DHI May Be A House Of Cards

More trade war rhetoric has shaken the markets overnight.  The two major Chinese exchanges are down 3.8% and 5.8% as of this writing.  This is after President Trump asked the U.S. Trade Representative to identify $200B worth of Chinese products that could be subject to an additional 10% tariff.  “The U.S. has initiated a trade war,” China’s Commerce Ministry declared, adding that it will respond with “comprehensive quantitative and qualitative measures and retaliate forcefully.

Let’s consider D.R Horton (ticker: DHI)

Strategy Discussion

If one was strictly a stock trader, selling (shorting) DHI in the $42.00 area could be prudent.  You are anticipating a move to the downside.  As a protective measure, it is always good practice to place a buy-stop order.  In this case, placing that order in the $43.25 area will mitigate potential losses.

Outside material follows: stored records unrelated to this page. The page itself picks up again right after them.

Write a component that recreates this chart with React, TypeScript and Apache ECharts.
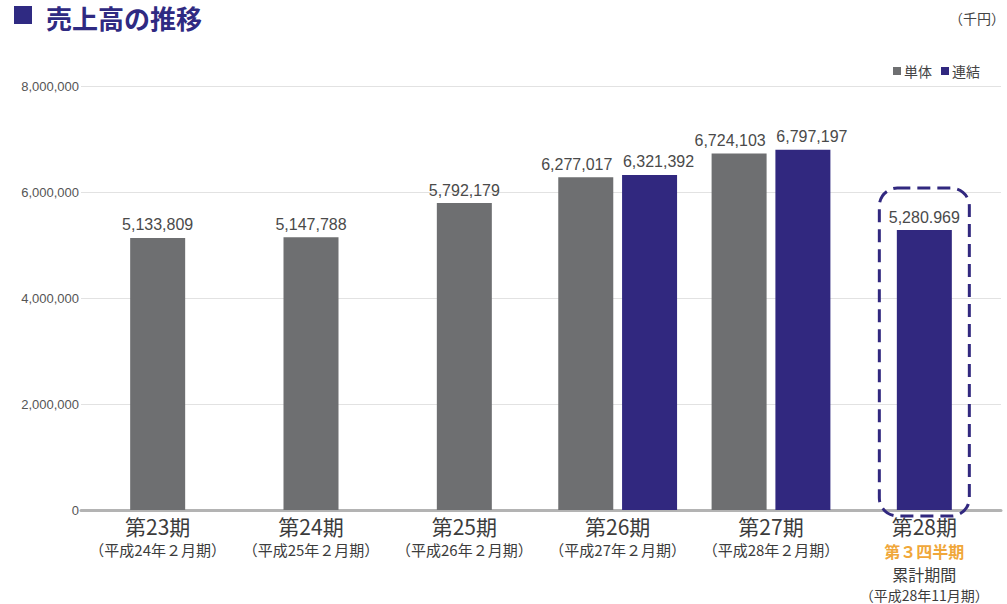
import React, { useEffect, useRef } from "react";
import * as echarts from "echarts";

const periods = ["第23期", "第24期", "第25期", "第26期", "第27期", "第28期"];
const subLabels = [
  "（平成24年２月期）",
  "（平成25年２月期）",
  "（平成26年２月期）",
  "（平成27年２月期）",
  "（平成28年２月期）",
  "（平成28年11月期）",
];
const quarterNote = ["", "", "", "", "", "第３四半期"];
const cumulativeNote = ["", "", "", "", "", "累計期間"];
const standalone = [5133809, 5147788, 5792179, 6277017, 6724103, null];
const consolidated = [null, null, null, 6321392, 6797197, 5280969];
const labelOverrides: Record<number, string> = { 5: "5,280.969" };
const yTicks = [0, 2000000, 4000000, 6000000, 8000000];

const GRAY = "#6e6f71";
const BLUE = "#31287f";
const ORANGE = "#f0a73a";
const JP = "'Noto Sans CJK JP', 'Noto Sans', sans-serif";
const NUM = "'Liberation Sans', Arial, sans-serif";

const fmt = (v: number) => v.toLocaleString("en-US");

export default function App() {
  const ref = useRef<HTMLDivElement>(null);
  useEffect(() => {
    if (!ref.current) return;
    const chart = echarts.init(ref.current, null, { renderer: "svg" });

    const labelStyle = {
      show: true,
      position: "top",
      distance: 5,
      fontFamily: NUM,
      fontSize: 16,
      color: "#4a4a4a",
    };

    const singleData = periods.map((_, i) => {
      const a = standalone[i];
      const b = consolidated[i];
      if (a != null && b == null)
        return { value: a, itemStyle: { color: GRAY } };
      if (b != null && a == null)
        return {
          value: b,
          itemStyle: { color: BLUE },
          label: labelOverrides[i] ? { formatter: labelOverrides[i] } : undefined,
        };
      return null;
    });
    const pairA = periods.map((_, i) =>
      standalone[i] != null && consolidated[i] != null ? standalone[i] : null
    );
    const pairB = periods.map((_, i) =>
      standalone[i] != null && consolidated[i] != null ? consolidated[i] : null
    );

    const option: any = {
      animation: false,
      grid: { left: 81, right: 6, top: 86, bottom: 94, containLabel: false },
      legend: {
        data: ["単体", "連結"],
        right: 22,
        top: 59,
        icon: "rect",
        itemWidth: 8,
        itemHeight: 8,
        itemGap: 9,
        textStyle: { fontFamily: JP, fontSize: 14, color: "#444", padding: [0, 0, 0, -2] },
      },
      xAxis: [
        {
          type: "category",
          data: periods,
          axisTick: { show: false },
          axisLine: { lineStyle: { color: "#b3b3b3", width: 3 } },
          axisLabel: {
            interval: 0,
            margin: 3,
            formatter: (v: string, i: number) => {
              const lines = [`{a|${v}}`];
              if (quarterNote[i]) lines.push(`{c|${quarterNote[i]}}`);
              if (cumulativeNote[i]) lines.push(`{d|${cumulativeNote[i]}}`);
              lines.push(quarterNote[i] ? `{e|${subLabels[i]}}` : `{b|${subLabels[i]}}`);
              return lines.join("\n");
            },
            rich: {
              a: { fontFamily: JP, fontSize: 21, color: "#3c3c3c", lineHeight: 25 },
              b: { fontFamily: JP, fontSize: 15, color: "#3c3c3c", lineHeight: 23 },
              c: { fontFamily: JP, fontSize: 16, color: ORANGE, lineHeight: 25, fontWeight: "bold" },
              d: { fontFamily: JP, fontSize: 16, color: "#3c3c3c", lineHeight: 21 },
              e: { fontFamily: JP, fontSize: 14, color: "#3c3c3c", lineHeight: 21 },
            },
          },
        },
        {
          type: "category",
          data: periods,
          show: false,
        },
      ],
      yAxis: {
        type: "value",
        min: yTicks[0],
        max: yTicks[yTicks.length - 1],
        interval: yTicks[1] - yTicks[0],
        axisLine: { show: false },
        axisTick: { show: false },
        splitLine: { lineStyle: { color: "#e2e2e2", width: 1 } },
        axisLabel: {
          margin: 2,
          fontFamily: NUM,
          fontSize: 13,
          color: "#555",
          formatter: (v: number) => fmt(v),
        },
      },
      series: [
        {
          name: "single",
          type: "bar",
          xAxisIndex: 0,
          barWidth: 55,
          data: singleData,
          label: { ...labelStyle, formatter: (p: any) => fmt(p.value) },
        },
        {
          name: "単体",
          type: "bar",
          xAxisIndex: 1,
          barWidth: 55,
          barGap: "16%",
          itemStyle: { color: GRAY },
          data: pairA,
          label: { ...labelStyle, offset: [-9, 0], formatter: (p: any) => fmt(p.value) },
        },
        {
          name: "連結",
          type: "bar",
          xAxisIndex: 1,
          barWidth: 55,
          barGap: "16%",
          itemStyle: { color: BLUE },
          data: pairB,
          label: { ...labelStyle, offset: [9, 0], formatter: (p: any) => fmt(p.value) },
        },
      ],
    };
    chart.setOption(option);

    const xc = chart.convertToPixel({ xAxisIndex: 0 }, periods[5]) as number;
    const yTop = chart.convertToPixel({ yAxisIndex: 0 }, consolidated[5] as number) as number;
    const y0 = chart.convertToPixel({ yAxisIndex: 0 }, 0) as number;

    chart.setOption({
      graphic: [
        {
          type: "rect",
          left: 14,
          top: 6,
          shape: { width: 18, height: 18 },
          style: { fill: "#2f2a82" },
        },
        {
          type: "text",
          left: 46,
          top: 4,
          style: {
            text: "売上高の推移",
            fontFamily: JP,
            fontSize: 26,
            fontWeight: "bold",
            fill: "#2f2a82",
          },
        },
        {
          type: "text",
          right: 2,
          top: 11,
          style: { text: "（千円）", fontFamily: JP, fontSize: 14, fill: "#444" },
        },
        {
          type: "rect",
          shape: { x: xc - 45, y: yTop - 42, width: 90, height: y0 - yTop + 48, r: 18 },
          style: { fill: "none", stroke: BLUE, lineWidth: 3, lineDash: [13, 7] },
          z: 10,
        },
      ],
    });

    return () => chart.dispose();
  }, []);
  return (
    <div
      ref={ref}
      style={{ position: "fixed", left: 0, top: 0, width: 1007, height: 604, background: "#fff" }}
    />
  );
}
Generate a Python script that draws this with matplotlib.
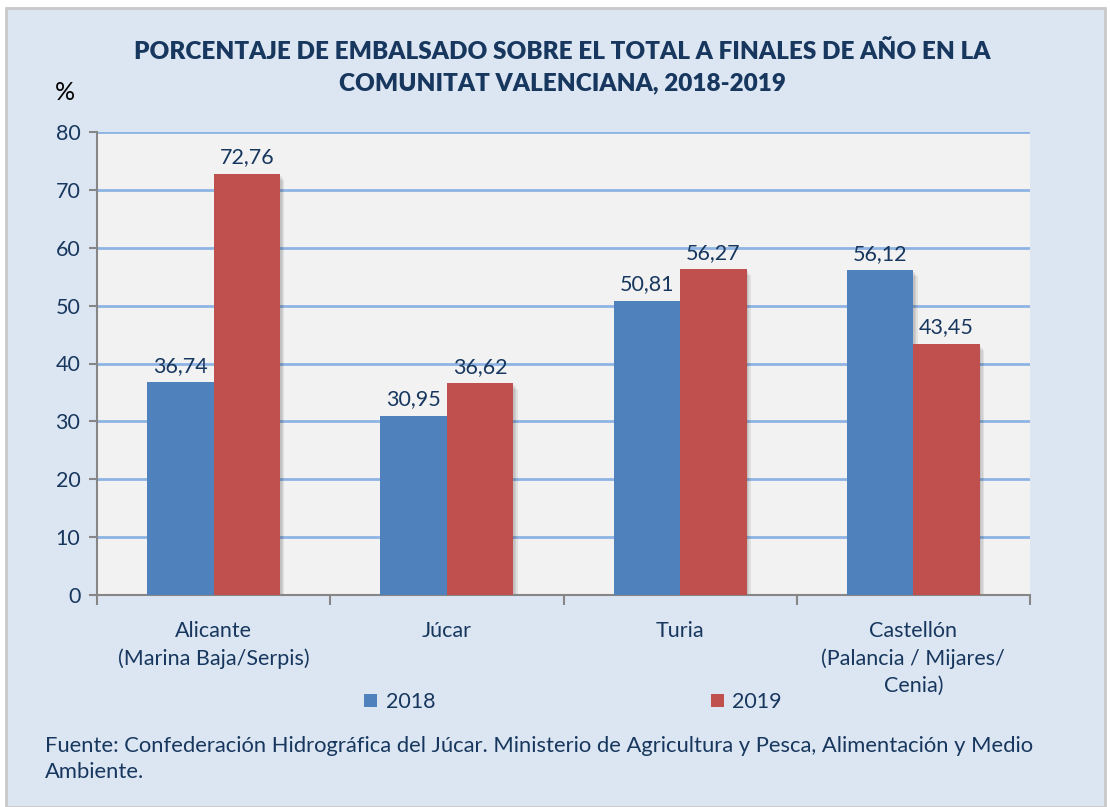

For active traders with a shorter investment time horizon, you can consider a setup utilizing options. Given the market conditions outlined above, taking a passive, premium credit approach may be the best path to success.

Because of the reasons given above, the sale of a credit call spread may be one way to approach this situation.  You want to collect the most premium you can for as little time as you can while staying within one’s risk tolerances.  You may want to consider the DHI June 29th weekly expiration 43/44 call spread, selling it for $0.30.  The most you can profit is the credit received and the most you risk is the width of the spread less any premium collected.  Ma reward = $0.30 and max risk = $0.70.  This means that you are laying odds of 2.33:1.

Given the trading and market environment outlined above, a trader must evaluate whether this reward/risk ratio is appropriate for his/her risk tolerance.